Cosmic dust is known to form in extreme astrophysical environments, where molecules are constantly bombarded by ions and electrons. Scientists can identify this dust in space because it emits a distinctive infrared signal – a molecular fingerprint that reveals its chemical structure.

The dust produced in Ms Losurdo’s experiments showed the same tell-tale infrared signatures, confirming the laboratory process closely mirrors what happens in space.

BUILDING BLOCKS OF LIFE

One of the enduring questions in science is how life began on Earth. Researchers are still debating whether the earliest organic molecules formed locally on our young planet, arrived later aboard comets and meteorites, or were delivered during the earliest stages of solar system formation – or some combination of all three.

Between about 3.5 and 4.56 billion years ago, Earth was bombarded by meteorites, micrometeorites and interplanetary dust particles originating from asteroids and comets. These objects are thought to have delivered vast amounts of organic material to the planet’s surface. Yet the origins of that material remain mysterious.

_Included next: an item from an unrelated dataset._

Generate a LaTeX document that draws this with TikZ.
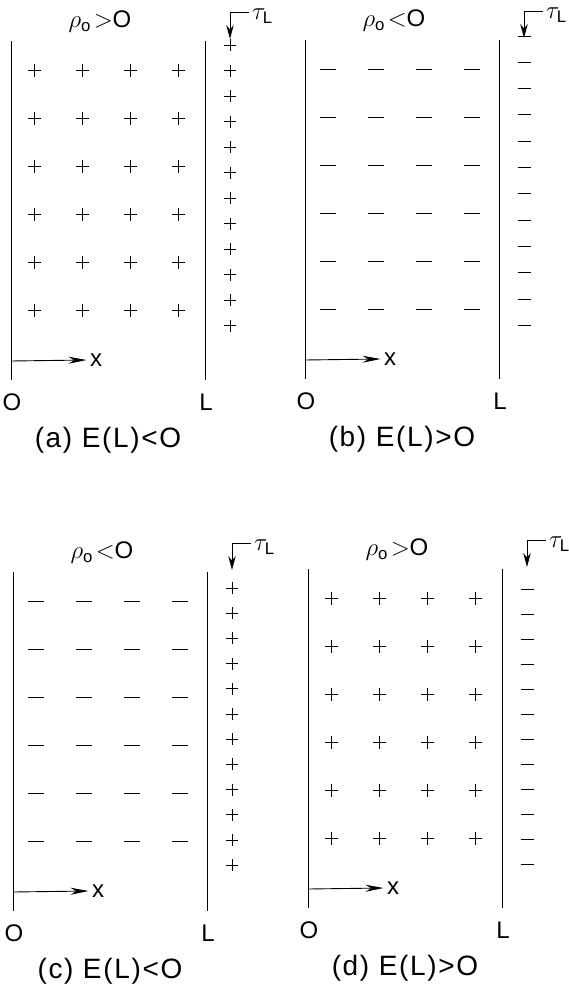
\documentclass[tikz,border=0pt]{standalone}
\usepackage{fontspec}
\setmainfont{Liberation Sans}
\usetikzlibrary{arrows.meta}

% one slab with its volume charge and the surface charge at x = L
\newcommand\chargepanel[9]{%
  \begin{scope}[shift={(#1,#2)}]
    \draw[wall] (0,-29) -- (0,310);
    \draw[wall] (194,-29) -- (194,310);
    \foreach \cx in {23,71,119,167}
      \foreach \cy in {0,48,...,240}
        \pic at (\cx,\cy) {#3};
    \foreach \k in {0,...,11}
      \pic at (219,{#7+\k*#8}) {#4};
    \coordinate (#9tl) at (238,-58);
    \coordinate (#9tc) at (219,-58);
    \coordinate (#9tb) at (219,-31);
    \draw[tauarr] (#9tl) -- (#9tc) -- (#9tb);
    \node[anchor=west, inner sep=0pt] (#9tau) at (241,-54) {$\tau_{\mathrm{L}}$};
    \node (#9title) at (89,-48) {#5};
    \node (#9x) at (85,290) {x};
    \coordinate (#9ax) at (0,291);
    \draw[axarr] (#9ax) -- (#9x.west);
    \node (#9o) at (1,332) {O};
    \node (#9l) at (195,332) {L};
    \node[capt] (#9cap) at (97,370) {#6};
  \end{scope}}

\begin{document}
\begin{tikzpicture}[
    x=1pt, y=-1pt,
    font=\fontsize{24}{28}\selectfont,
    wall/.style={line width=0.9pt},
    mk/.style={line width=0.9pt},
    capt/.style={font=\fontsize{28}{32}\selectfont\addfontfeatures{LetterSpace=6}},
    tauarr/.style={line width=1pt, -{Stealth[length=14pt,width=7.5pt]}},
    axarr/.style={line width=0.9pt, -{Stealth[length=18pt,width=7pt]}},
    pluschg/.pic={\draw[mk] (-6.5,0) -- (6.5,0) (0,-6.5) -- (0,6.5);},
    minuschg/.pic={\draw[mk] (-8,0) -- (8,0);},
    plussurf/.pic={\draw[mk] (-6,0) -- (6,0) (0,-6) -- (0,6);},
    minussurf/.pic={\draw[mk] (-6.5,0) -- (6.5,0);},
]
\useasboundingbox (0,0) rectangle (569,991);

\chargepanel{11}{70}{pluschg}{plussurf}{$\rho_{\mathrm{o}}\!>$O}{(a) E(L)<O}{-25}{25.5}{a}
\chargepanel{305}{69}{minuschg}{minussurf}{$\rho_{\mathrm{o}}\!<$O}{(b) E(L)>O}{-33}{26.3}{b}
\chargepanel{13}{601}{minuschg}{plussurf}{$\rho_{\mathrm{o}}\!<$O}{(c) E(L)<O}{-13}{25.2}{c}
\chargepanel{308}{598}{pluschg}{minussurf}{$\rho_{\mathrm{o}}\!>$O}{(d) E(L)>O}{-9}{25}{d}
\end{tikzpicture}
\end{document}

“Covalently bonded carbon and hydrogen in comet and asteroid material are believed to have formed in the outer envelopes of stars, in high-energy events like supernovae, and in interstellar environments,” Ms Losurdo said.

“What we’re trying to understand are the specific chemical pathways and conditions that incorporate all of the CHON elements into the complex organic structures we see in cosmic dust and meteorites.”

HOW THEY DID IT

In the experiment, the team, consisting of Ms Losurdo and her supervisor Professor David McKenzie, used a vacuum pump to evacuate air from glass tubes, recreating the near-empty conditions of space. Nitrogen, carbon dioxide and acetylene were then introduced. The gas mixture was exposed to around 10,000 volts of electrical potential for about an hour, creating a type of plasma known as a glow discharge.

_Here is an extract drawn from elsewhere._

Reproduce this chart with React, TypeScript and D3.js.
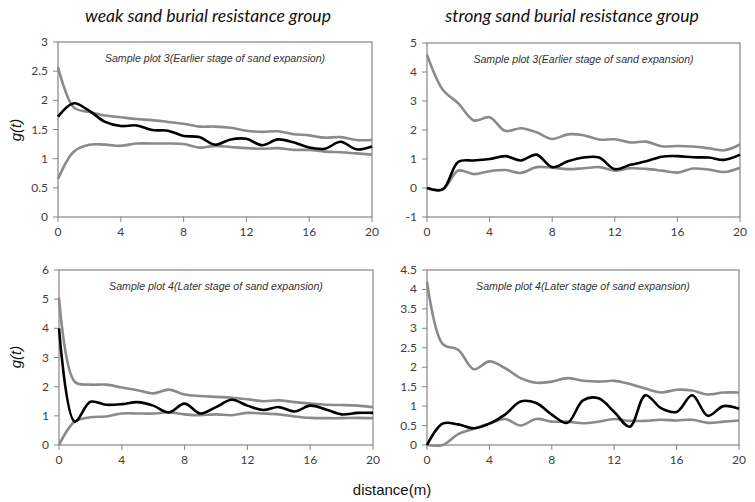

Under this intense energy, molecules broke apart and recombined into new, more complex structures. These compounds eventually settled as a thin layer of dust on silicon chips placed inside the tubes.

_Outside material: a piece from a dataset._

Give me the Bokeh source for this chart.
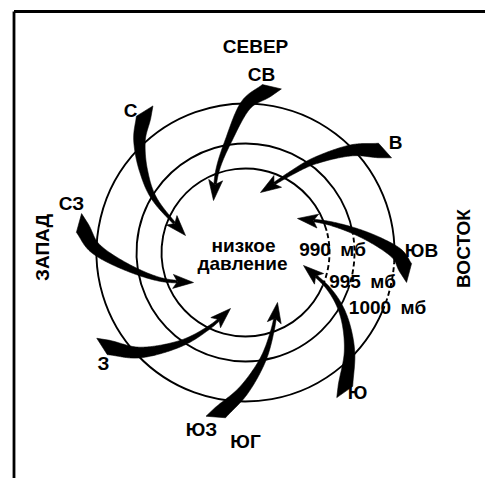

The collected dust at times looks like glittering collections of cosmic material.

Professor David McKenzie, co-author on the paper, said the work will allow scientists to probe conditions that are otherwise impossible to study directly.

“By making cosmic dust in the lab, we can explore the intensity of ion impacts and temperatures involved when dust forms in space,” Professor McKenzie said. “That’s important if you want to understand the environments inside cosmic dust clouds, where life-relevant chemistry is thought to be happening.

“This also helps us interpret what a meteorite or asteroid fragment has been through over its lifetime. Its chemical signature holds a record of its journey, and experiments like this help us learn how to read that record.”

Beyond insights into the origins of life, the researchers aim to build a comprehensive database of infrared fingerprints from lab-made cosmic dust. Astronomers could then use this library to identify promising regions of space – in stellar nurseries or the remnants of dead stars – and work backwards to understand the processes shaping them.

By recreating cosmic chemistry on Earth, the research opens a new window onto deep stellar processes – and the ancient steps that may have helped make life on Earth possible.

Ms Losurdo won the best presentation for this research at the international Annual Meeting of the Meteoritical Society late last year.